1. Tipe sistem politik
Kajian tentang sistem politik lebih bermakna secara teoritis, sebab tidak satupun sistem politik suatu negara yang benar-benar sama dengan sistem politik negara lain. Secara teoritik ada beberapa tipe sistem politik yang dikemukakan oleh Harold Crouh (dalam Untari, 2006) sebagai berikut:

a. Menurut Shils
Shils membicarakan empat sistem politik yang sedang menjalankan modernisasi, yakni:
1) Political Democracy.
Demokrasi bersifat pemerintahan sipil, adanya lembaga representative dan adanya kebebasan umum (public liberties). Menurut Shils, ciri-ciri demokrasi: (1) adanya dewan perwakilan yang dipilih oleh rakyat, (2) terdapat lebih dari satu partai politik yang bersaing, (3) Pers dan organisasi lain memiliki kekebebasan berbicara/mengeluarkan pendapat, (4) adanya kehakiman yang bebas, (5) rule of law ditegakkan.

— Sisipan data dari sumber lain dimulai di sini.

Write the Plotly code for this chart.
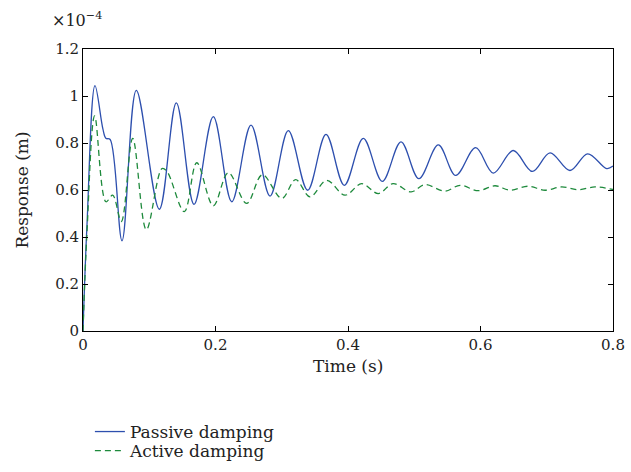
import plotly.graph_objects as go

# Time (s) and response (x1e-4 m), read at peaks/troughs of each curve
t_passive = [0.0, 0.006, 0.0181, 0.030, 0.0345, 0.041, 0.0589, 0.0805, 0.1152, 0.1409,
             0.1676, 0.1967, 0.2245, 0.2536, 0.2823, 0.3099, 0.3391, 0.3668, 0.3944,
             0.4231, 0.4518, 0.480, 0.507, 0.5363, 0.5626, 0.5927, 0.6193, 0.6495,
             0.6782, 0.705, 0.7351, 0.7618, 0.7905, 0.80]
y_passive = [0.0, 0.45, 1.044, 0.86, 0.82, 0.815, 0.384, 1.024, 0.518, 0.971,
             0.539, 0.912, 0.550, 0.876, 0.574, 0.853, 0.599, 0.837, 0.620,
             0.820, 0.637, 0.805, 0.648, 0.792, 0.662, 0.780, 0.672, 0.768,
             0.679, 0.758, 0.683, 0.754, 0.691, 0.702]

t_active = [0.0, 0.006, 0.0176, 0.0347, 0.0448, 0.0578, 0.075, 0.0956, 0.1192, 0.1268,
            0.1529, 0.1717, 0.1967, 0.2193, 0.247, 0.2707, 0.300, 0.321, 0.3426,
            0.3678, 0.3955, 0.4206, 0.4458, 0.468, 0.4953, 0.5162, 0.5464, 0.5691,
            0.5967, 0.6219, 0.6445, 0.6722, 0.6974, 0.7226, 0.7477, 0.7728, 0.80]
y_active = [0.0, 0.42, 0.915, 0.550, 0.578, 0.466, 0.820, 0.431, 0.691, 0.679,
            0.508, 0.716, 0.533, 0.674, 0.543, 0.665, 0.564, 0.644, 0.571,
            0.641, 0.578, 0.627, 0.585, 0.627, 0.592, 0.623, 0.595, 0.620,
            0.597, 0.618, 0.599, 0.616, 0.599, 0.613, 0.601, 0.613, 0.602]

x_ticks = [0, 0.2, 0.4, 0.6, 0.8]
y_ticks = [0, 0.2, 0.4, 0.6, 0.8, 1.0, 1.2]
y_tick_labels = ["0", "0.2", "0.4", "0.6", "0.8", "1", "1.2"]

FONT = "DejaVu Serif"
TXT = "#222"

W, H = 631, 472
L, R, T, B = 83, 18, 49, 141
plot_h = H - T - B

fig = go.Figure()
fig.add_trace(go.Scatter(x=t_passive, y=y_passive, mode="lines", name="Passive damping",
                         legend="legend",
                         line=dict(color="#2d4fae", width=1.3, shape="spline", smoothing=1.0)))
fig.add_trace(go.Scatter(x=t_active, y=y_active, mode="lines", name="Active damping",
                         legend="legend2",
                         line=dict(color="#1e8a3c", width=1.3, dash="6px,4px",
                                   shape="spline", smoothing=1.0)))

axis_common = dict(showline=True, linecolor="black", linewidth=1, mirror="ticks",
                   ticks="inside", ticklen=5, tickcolor="black", showgrid=False,
                   zeroline=False, tickfont=dict(family=FONT, size=15, color=TXT))

fig.update_xaxes(range=[0, 0.8], tickvals=x_ticks, ticktext=[str(v) for v in x_ticks],
                 **axis_common)
fig.update_yaxes(range=[0, 1.2], tickvals=y_ticks, ticktext=y_tick_labels,
                 title=dict(text="Response (m)", font=dict(family=FONT, size=17, color=TXT),
                            standoff=22), **axis_common)

# x-axis title placed just under the tick labels
fig.add_annotation(text="Time (s)", xref="paper", yref="paper", x=0.5,
                   y=-35 / plot_h, xanchor="center", yanchor="middle", showarrow=False,
                   font=dict(family=FONT, size=17, color=TXT))

fig.add_annotation(text="×10<sup>−4</sup>", xref="paper", yref="paper", x=-0.062,
                   y=1 + 29 / plot_h, xanchor="left", yanchor="middle", showarrow=False,
                   font=dict(family=FONT, size=16, color=TXT))

legend_common = dict(x=0.013, xanchor="left", yanchor="middle", orientation="v",
                     font=dict(family=FONT, size=17, color=TXT), itemwidth=30,
                     bgcolor="rgba(0,0,0,0)")

fig.update_layout(
    width=W, height=H,
    margin=dict(l=L, r=R, t=T, b=B, autoexpand=False),
    plot_bgcolor="white", paper_bgcolor="white",
    legend=dict(y=-(432 - (H - B)) / plot_h, **legend_common),
    legend2=dict(y=-(451 - (H - B)) / plot_h, **legend_common),
    showlegend=True,
)

fig.write_html("out.html", config={"displayModeBar": False},
               post_script="document.body.style.margin='0';document.body.style.overflow='hidden';")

Selanjutnya Shils mengemukakan sistem politik demokrasi hanya mungkin dalam ”political society”, yang coraknya (1) perasaan nasionalisme yang kuat, (2) perhatian politik masyarakat yang cukup besar, (3) pengakuan sistem yang legitimate, (4) pengakuan hak-hak individu, (5) konsensus tentang nilai-nilai. Menurut Shils belum ada negara satupun yang memenuhi syarat ini, walaupun negara maju sekalipun. Negar-negara barat baru mendekatai syarat ini.

2) Tutelary Democracy
Dalam sistem ini ditandai antara lain: (1) adanya lembaga perwakilan, (2) kebebasan berbicara, (3) rule of law ada tetapi agak lemah, (4) Partai dan pers yang bebas diperkenankan, namun ada Undang-Undang yang dapat digunakan oleh pemerintah untuk mengerem kritik-kritik yang tajam. 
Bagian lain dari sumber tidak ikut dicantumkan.